Connecticut Attorney General William Tong on Thursday night formally notified the U.S. District Court for the District of Massachusetts of the “unlawful wind executive order” halting the Revolution Wind project and the “severe harm to Connecticut ratepayers, grid reliability and jobs” allegedly caused by stopping the project.

On September 4th, the court will hear a motion for summary judgment where Tong and 18 other attorneys general have sought to block Trump’s effort to stop one of the biggest “scams of the century.”

“We’ve got billions of dollars in investment and a project on the finish line to deliver affordable, American-made, renewable energy right off the coast of Connecticut. There are more than 1,000 jobs on the line. We’re notifying the court now that Trump’s irrational stop to Revolution Wind will jack up energy bills, hurt workers, and weaken our grid,” said Tong.
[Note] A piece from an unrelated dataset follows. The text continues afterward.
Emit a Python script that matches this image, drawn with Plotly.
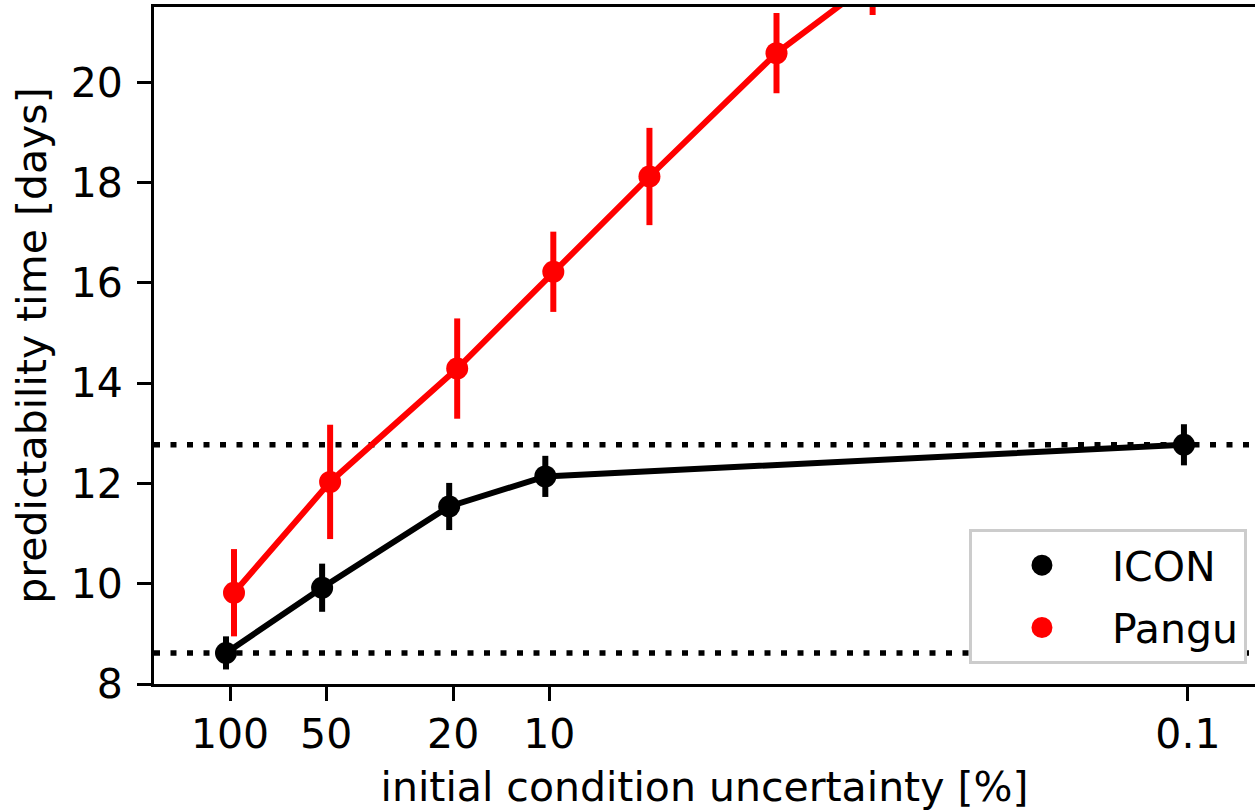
import plotly.graph_objects as go

# ---- data ----
icon_x = [100, 50, 20, 10, 0.1]
icon_y = [8.62, 9.92, 11.54, 12.14, 12.77]
icon_err = [0.33, 0.48, 0.47, 0.41, 0.41]

pangu_x = [100, 50, 20, 10, 5, 2, 1]
pangu_y = [9.82, 12.03, 14.29, 16.22, 18.12, 20.58, 22.02]
pangu_err = [0.87, 1.14, 1.0, 0.8, 0.97, 0.8, 0.68]

x_ticks = [100, 50, 20, 10, 0.1]
x_ticktext = ["100", "50", "20", "10", "0.1"]
y_ticks = [8, 10, 12, 14, 16, 18, 20]

# ---- styling ----
FONT = "DejaVu Sans"
FS = 41
DODGE = 10 ** (4 / 319.3)  # small horizontal dodge between the two series

fig = go.Figure()

fig.add_trace(go.Scatter(
    x=[v * DODGE for v in icon_x], y=icon_y,
    mode="lines+markers",
    line=dict(color="black", width=6),
    marker=dict(color="black", size=22),
    error_y=dict(type="data", array=icon_err, color="black", thickness=6, width=0),
    showlegend=False,
))
fig.add_trace(go.Scatter(
    x=[v / DODGE for v in pangu_x], y=pangu_y,
    mode="lines+markers",
    line=dict(color="red", width=6),
    marker=dict(color="red", size=22),
    error_y=dict(type="data", array=pangu_err, color="red", thickness=6, width=0),
    showlegend=False,
))

# legend-only entries (marker only, like the reference)
fig.add_trace(go.Scatter(x=[None], y=[None], mode="markers", name="ICON", legendgroup="a",
                         marker=dict(color="black", size=16, line=dict(color="black", width=5))))
fig.add_trace(go.Scatter(x=[None], y=[None], mode="markers", name="Pangu", legendgroup="b",
                         marker=dict(color="red", size=16, line=dict(color="red", width=5))))

# dotted reference lines at ICON extremes
for yv in (icon_y[0], icon_y[-1]):
    fig.add_shape(type="line", xref="paper", x0=0, x1=1, yref="y", y0=yv, y1=yv,
                  line=dict(color="black", width=5.5, dash="6px,10.5px"), layer="below")

fig.update_layout(
    width=1255, height=811,
    margin=dict(l=154, r=0, t=7, b=127),
    paper_bgcolor="white", plot_bgcolor="white",
    font=dict(family=FONT, size=FS, color="black"),
    legend=dict(
        x=0.9927, y=0.0295, xanchor="right", yanchor="bottom",
        bgcolor="white", bordercolor="#cccccc", borderwidth=3,
        font=dict(family=FONT, size=FS, color="black"),
        itemwidth=130, tracegroupgap=6,
    ),
)

fig.update_xaxes(
    type="log", range=[2.238, -1.210],
    tickvals=x_ticks, ticktext=x_ticktext,
    showgrid=False, zeroline=False,
    showline=True, linecolor="black", linewidth=3, mirror=True,
    ticks="outside", ticklen=14, tickwidth=3, tickcolor="black",
    ticklabelstandoff=-2,
    title=dict(text="initial condition uncertainty [%]", standoff=24,
               font=dict(family=FONT, size=FS)),
)
fig.update_yaxes(
    range=[8, 21.5],
    tickvals=y_ticks,
    showgrid=False, zeroline=False,
    showline=True, linecolor="black", linewidth=3,
    ticks="outside", ticklen=14, tickwidth=3, tickcolor="black",
    ticklabelstandoff=6,
    title=dict(text="predictability time [days]", standoff=12,
               font=dict(family=FONT, size=FS)),
)

fig.write_html("out.html")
“At a time when we’re working to lower utility costs in our state and strengthen our economy, this decision by the federal government will increase electricity costs and risk countless jobs. Connecticut has made critical investments in renewable energy in an effort to diversify our energy supply and lower prices for families and businesses. Even more frustrating, this project was 80% compete and set to be finished next year. We will do everything we can to save this project because it represents exactly the kind of investment that reduces energy costs, strengthens regional production, and builds a more secure energy future,” complained Governor Ned Lamont.

President Trump issued a Presidential Memorandum on his first day in office that, among other things, indefinitely halted all federal approvals necessary for the development of offshore and onshore wind energy projects pending federal review. Pursuant to this directive, federal agencies stopped all permitting and approval activities, and issued a Stop Work Order to the fully permitted Empire Wind project that was already under construction in New York. That project has since resumed.